(Information shown)

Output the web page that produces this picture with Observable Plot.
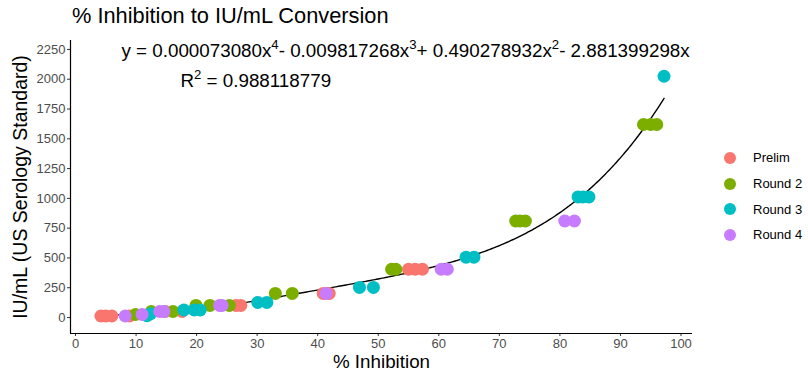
<!DOCTYPE html>
<html><head><meta charset="utf-8">
<script src="https://cdn.jsdelivr.net/npm/d3@7"></script>
<script src="https://cdn.jsdelivr.net/npm/@observablehq/plot@0.6"></script>
<style>
body{margin:0;background:#fff;font-family:"Liberation Sans",Arial,sans-serif;}
#wrap{position:relative;width:808px;height:376px;overflow:hidden;}
#title{position:absolute;left:72px;top:3px;font-size:21.8px;line-height:26px;color:#000;white-space:nowrap;}
#chart{position:absolute;left:0;top:34px;}
#legend{position:absolute;left:724px;top:145px;font-size:13px;color:#000;}
.item{height:25.7px;display:flex;align-items:center;}
.sw{width:12px;height:12px;border-radius:50%;margin-right:17px;}
</style></head><body>
<div id="wrap">
  <div id="title">% Inhibition to IU/mL Conversion</div>
  <div id="chart"></div>
  <div id="legend"></div>
</div>
<script>
const seriesNames = ["Prelim", "Round 2", "Round 3", "Round 4"];
const seriesColors = ["#F8766D", "#7CAE00", "#00BFC4", "#C77CFF"];

const prelimX = [4.2, 5.0, 6.0, 8.9, 14.8, 17.6, 26.5, 27.3, 40.9, 41.9, 55.0, 56.1, 57.3];
const prelimY = [12.66, 12.66, 12.66, 12.66, 50.6, 50.6, 101.25, 101.25, 202.5, 202.5, 405, 405, 405];

const round2X = [9.9, 12.5, 16.1, 19.9, 22.2, 25.4, 33.0, 35.8, 52.2, 52.9, 72.7, 73.4, 74.3, 93.8, 95.0, 96.0];
const round2Y = [25.3, 50.6, 50.6, 101.25, 101.25, 101.25, 202.5, 202.5, 405, 405, 810, 810, 810, 1620, 1620, 1620];

const round3X = [11.8, 12.4, 17.9, 19.6, 20.6, 30.1, 31.6, 46.9, 49.2, 64.5, 65.8, 83.0, 83.8, 84.8, 97.2];
const round3Y = [15.8, 31.6, 63.3, 63.3, 63.3, 126.6, 126.6, 253.1, 253.1, 506.25, 506.25, 1012.5, 1012.5, 1012.5, 2025];

const round4X = [8.2, 11.0, 13.9, 14.6, 23.8, 24.2, 41.4, 60.4, 61.4, 80.8, 82.4];
const round4Y = [12.66, 25.3, 50.6, 50.6, 101.25, 101.25, 202.5, 405, 405, 810, 810];

const equationText = "y = 0.000073080x⁴- 0.009817268x³+ 0.490278932x²- 2.881399298x";
const r2Text = "R² = 0.988118779";

const xTicks = [0,10,20,30,40,50,60,70,80,90,100];
const yTicks = [0,250,500,750,1000,1250,1500,1750,2000,2250];

const xs = [prelimX, round2X, round3X, round4X];
const ys = [prelimY, round2Y, round3Y, round4Y];
const points = [];
xs.forEach((arr, i) => arr.forEach((x, j) => points.push({x, y: ys[i][j], round: seriesNames[i]})));

// 4th-degree least-squares fit of the points (as the chart's smoother does)
function polyfit(px, py, deg) {
  const s = 100, m = deg + 1;
  const A = Array.from({length: m}, () => new Array(m + 1).fill(0));
  px.forEach((x, i) => {
    const p = Array.from({length: m}, (_, k) => Math.pow(x / s, k));
    for (let r = 0; r < m; r++) {
      for (let c = 0; c < m; c++) A[r][c] += p[r] * p[c];
      A[r][m] += p[r] * py[i];
    }
  });
  for (let c = 0; c < m; c++) {
    let piv = c;
    for (let r = c + 1; r < m; r++) if (Math.abs(A[r][c]) > Math.abs(A[piv][c])) piv = r;
    [A[c], A[piv]] = [A[piv], A[c]];
    for (let r = 0; r < m; r++) if (r !== c) {
      const f = A[r][c] / A[c][c];
      for (let k = c; k <= m; k++) A[r][k] -= f * A[c][k];
    }
  }
  const coef = A.map((row, i) => row[m] / row[i]);
  return x => coef.reduce((acc, c, k) => acc + c * Math.pow(x / s, k), 0);
}
const fit = polyfit(points.map(d => d.x), points.map(d => d.y), 4);
const xMin = d3.min(points, d => d.x), xMax = d3.max(points, d => d.x);
const curve = d3.range(xMin, xMax, 0.25).concat([xMax]).map(x => ({x, y: fit(x)}));

const font = '"Liberation Sans", Arial, sans-serif';
const plot = Plot.plot({
  width: 808, height: 342,
  marginLeft: 70, marginRight: 116, marginTop: 6, marginBottom: 43,
  style: {fontFamily: font, background: "#fff"},
  x: {domain: [-0.83, 101.9]},
  y: {domain: [-134, 2325]},
  color: {domain: seriesNames, range: seriesColors},
  marks: [
    Plot.axisX({ticks: xTicks, tickFormat: d => String(d), tickSize: 3, tickPadding: 2, fontSize: 13, color: "#4d4d4d", stroke: "#333", label: null}),
    Plot.axisY({ticks: yTicks, tickFormat: d => String(d), tickSize: 3, tickPadding: 2, fontSize: 13, color: "#4d4d4d", stroke: "#333", label: null}),
    Plot.ruleY([-134], {stroke: "#000", strokeWidth: 1.2}),
    Plot.ruleX([-0.83], {stroke: "#000", strokeWidth: 1.2}),
    Plot.line(curve, {x: "x", y: "y", stroke: "#000", strokeWidth: 1.4}),
    Plot.dot(points, {x: "x", y: "y", fill: "round", r: 6.5}),
    Plot.text([equationText], {frameAnchor: "top-left", dx: 51, dy: 10, textAnchor: "start", lineAnchor: "middle", fontSize: 18.8, fill: "#000"}),
    Plot.text([r2Text], {frameAnchor: "top-left", dx: 110, dy: 40, textAnchor: "start", lineAnchor: "middle", fontSize: 18.8, fill: "#000"}),
    Plot.text(["% Inhibition"], {frameAnchor: "bottom", dy: 28, lineAnchor: "middle", fontSize: 18.8, fill: "#000"}),
    Plot.text(["IU/mL (US Serology Standard)"], {frameAnchor: "left", dx: -50, rotate: -90, textAnchor: "middle", fontSize: 19.5, fill: "#000"})
  ]
});
document.getElementById("chart").appendChild(plot);

// render superscripts as raised tspans
plot.querySelectorAll("text").forEach(t => {
  const s = t.textContent;
  if (!/[²³⁴]/.test(s)) return;
  const map = {"²": "2", "³": "3", "⁴": "4"};
  const parts = s.split(/([²³⁴])/).filter(p => p !== "");
  const target = t.querySelector("tspan") || t;
  target.textContent = "";
  let raised = false;
  parts.forEach(p => {
    const ts = document.createElementNS("http://www.w3.org/2000/svg", "tspan");
    if (map[p]) {
      ts.textContent = map[p];
      ts.setAttribute("font-size", "70%");
      ts.setAttribute("dy", "-0.55em");
      raised = true;
    } else {
      ts.textContent = p;
      if (raised) { ts.setAttribute("dy", "0.385em"); raised = false; }
    }
    target.appendChild(ts);
  });
});

const legend = document.getElementById("legend");
seriesNames.forEach((n, i) => {
  const it = document.createElement("div"); it.className = "item";
  const sw = document.createElement("div"); sw.className = "sw"; sw.style.background = seriesColors[i];
  const lb = document.createElement("span"); lb.textContent = n;
  it.appendChild(sw); it.appendChild(lb); legend.appendChild(it);
});
</script>
</body></html>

(Written request) Restate the data above word for word. Do not include the images.

(Exercise result)
Output the web page that produces this picture with Observable Plot.
<!DOCTYPE html>
<html><head><meta charset="utf-8">
<script src="https://cdn.jsdelivr.net/npm/d3@7"></script>
<script src="https://cdn.jsdelivr.net/npm/@observablehq/plot@0.6"></script>
<style>
body{margin:0;background:#fff;font-family:"Liberation Sans",Arial,sans-serif;}
#wrap{position:relative;width:808px;height:376px;overflow:hidden;}
#title{position:absolute;left:72px;top:3px;font-size:21.8px;line-height:26px;color:#000;white-space:nowrap;}
#chart{position:absolute;left:0;top:34px;}
#legend{position:absolute;left:724px;top:145px;font-size:13px;color:#000;}
.item{height:25.7px;display:flex;align-items:center;}
.sw{width:12px;height:12px;border-radius:50%;margin-right:17px;}
</style></head><body>
<div id="wrap">
  <div id="title">% Inhibition to IU/mL Conversion</div>
  <div id="chart"></div>
  <div id="legend"></div>
</div>
<script>
const seriesNames = ["Prelim", "Round 2", "Round 3", "Round 4"];
const seriesColors = ["#F8766D", "#7CAE00", "#00BFC4", "#C77CFF"];

const prelimX = [4.2, 5.0, 6.0, 8.9, 14.8, 17.6, 26.5, 27.3, 40.9, 41.9, 55.0, 56.1, 57.3];
const prelimY = [12.66, 12.66, 12.66, 12.66, 50.6, 50.6, 101.25, 101.25, 202.5, 202.5, 405, 405, 405];

const round2X = [9.9, 12.5, 16.1, 19.9, 22.2, 25.4, 33.0, 35.8, 52.2, 52.9, 72.7, 73.4, 74.3, 93.8, 95.0, 96.0];
const round2Y = [25.3, 50.6, 50.6, 101.25, 101.25, 101.25, 202.5, 202.5, 405, 405, 810, 810, 810, 1620, 1620, 1620];

const round3X = [11.8, 12.4, 17.9, 19.6, 20.6, 30.1, 31.6, 46.9, 49.2, 64.5, 65.8, 83.0, 83.8, 84.8, 97.2];
const round3Y = [15.8, 31.6, 63.3, 63.3, 63.3, 126.6, 126.6, 253.1, 253.1, 506.25, 506.25, 1012.5, 1012.5, 1012.5, 2025];

const round4X = [8.2, 11.0, 13.9, 14.6, 23.8, 24.2, 41.4, 60.4, 61.4, 80.8, 82.4];
const round4Y = [12.66, 25.3, 50.6, 50.6, 101.25, 101.25, 202.5, 405, 405, 810, 810];

const equationText = "y = 0.000073080x⁴- 0.009817268x³+ 0.490278932x²- 2.881399298x";
const r2Text = "R² = 0.988118779";

const xTicks = [0,10,20,30,40,50,60,70,80,90,100];
const yTicks = [0,250,500,750,1000,1250,1500,1750,2000,2250];

const xs = [prelimX, round2X, round3X, round4X];
const ys = [prelimY, round2Y, round3Y, round4Y];
const points = [];
xs.forEach((arr, i) => arr.forEach((x, j) => points.push({x, y: ys[i][j], round: seriesNames[i]})));

// 4th-degree least-squares fit of the points (as the chart's smoother does)
function polyfit(px, py, deg) {
  const s = 100, m = deg + 1;
  const A = Array.from({length: m}, () => new Array(m + 1).fill(0));
  px.forEach((x, i) => {
    const p = Array.from({length: m}, (_, k) => Math.pow(x / s, k));
    for (let r = 0; r < m; r++) {
      for (let c = 0; c < m; c++) A[r][c] += p[r] * p[c];
      A[r][m] += p[r] * py[i];
    }
  });
  for (let c = 0; c < m; c++) {
    let piv = c;
    for (let r = c + 1; r < m; r++) if (Math.abs(A[r][c]) > Math.abs(A[piv][c])) piv = r;
    [A[c], A[piv]] = [A[piv], A[c]];
    for (let r = 0; r < m; r++) if (r !== c) {
      const f = A[r][c] / A[c][c];
      for (let k = c; k <= m; k++) A[r][k] -= f * A[c][k];
    }
  }
  const coef = A.map((row, i) => row[m] / row[i]);
  return x => coef.reduce((acc, c, k) => acc + c * Math.pow(x / s, k), 0);
}
const fit = polyfit(points.map(d => d.x), points.map(d => d.y), 4);
const xMin = d3.min(points, d => d.x), xMax = d3.max(points, d => d.x);
const curve = d3.range(xMin, xMax, 0.25).concat([xMax]).map(x => ({x, y: fit(x)}));

const font = '"Liberation Sans", Arial, sans-serif';
const plot = Plot.plot({
  width: 808, height: 342,
  marginLeft: 70, marginRight: 116, marginTop: 6, marginBottom: 43,
  style: {fontFamily: font, background: "#fff"},
  x: {domain: [-0.83, 101.9]},
  y: {domain: [-134, 2325]},
  color: {domain: seriesNames, range: seriesColors},
  marks: [
    Plot.axisX({ticks: xTicks, tickFormat: d => String(d), tickSize: 3, tickPadding: 2, fontSize: 13, color: "#4d4d4d", stroke: "#333", label: null}),
    Plot.axisY({ticks: yTicks, tickFormat: d => String(d), tickSize: 3, tickPadding: 2, fontSize: 13, color: "#4d4d4d", stroke: "#333", label: null}),
    Plot.ruleY([-134], {stroke: "#000", strokeWidth: 1.2}),
    Plot.ruleX([-0.83], {stroke: "#000", strokeWidth: 1.2}),
    Plot.line(curve, {x: "x", y: "y", stroke: "#000", strokeWidth: 1.4}),
    Plot.dot(points, {x: "x", y: "y", fill: "round", r: 6.5}),
    Plot.text([equationText], {frameAnchor: "top-left", dx: 51, dy: 10, textAnchor: "start", lineAnchor: "middle", fontSize: 18.8, fill: "#000"}),
    Plot.text([r2Text], {frameAnchor: "top-left", dx: 110, dy: 40, textAnchor: "start", lineAnchor: "middle", fontSize: 18.8, fill: "#000"}),
    Plot.text(["% Inhibition"], {frameAnchor: "bottom", dy: 28, lineAnchor: "middle", fontSize: 18.8, fill: "#000"}),
    Plot.text(["IU/mL (US Serology Standard)"], {frameAnchor: "left", dx: -50, rotate: -90, textAnchor: "middle", fontSize: 19.5, fill: "#000"})
  ]
});
document.getElementById("chart").appendChild(plot);

// render superscripts as raised tspans
plot.querySelectorAll("text").forEach(t => {
  const s = t.textContent;
  if (!/[²³⁴]/.test(s)) return;
  const map = {"²": "2", "³": "3", "⁴": "4"};
  const parts = s.split(/([²³⁴])/).filter(p => p !== "");
  const target = t.querySelector("tspan") || t;
  target.textContent = "";
  let raised = false;
  parts.forEach(p => {
    const ts = document.createElementNS("http://www.w3.org/2000/svg", "tspan");
    if (map[p]) {
      ts.textContent = map[p];
      ts.setAttribute("font-size", "70%");
      ts.setAttribute("dy", "-0.55em");
      raised = true;
    } else {
      ts.textContent = p;
      if (raised) { ts.setAttribute("dy", "0.385em"); raised = false; }
    }
    target.appendChild(ts);
  });
});

const legend = document.getElementById("legend");
seriesNames.forEach((n, i) => {
  const it = document.createElement("div"); it.className = "item";
  const sw = document.createElement("div"); sw.className = "sw"; sw.style.background = seriesColors[i];
  const lb = document.createElement("span"); lb.textContent = n;
  it.appendChild(sw); it.appendChild(lb); legend.appendChild(it);
});
</script>
</body></html>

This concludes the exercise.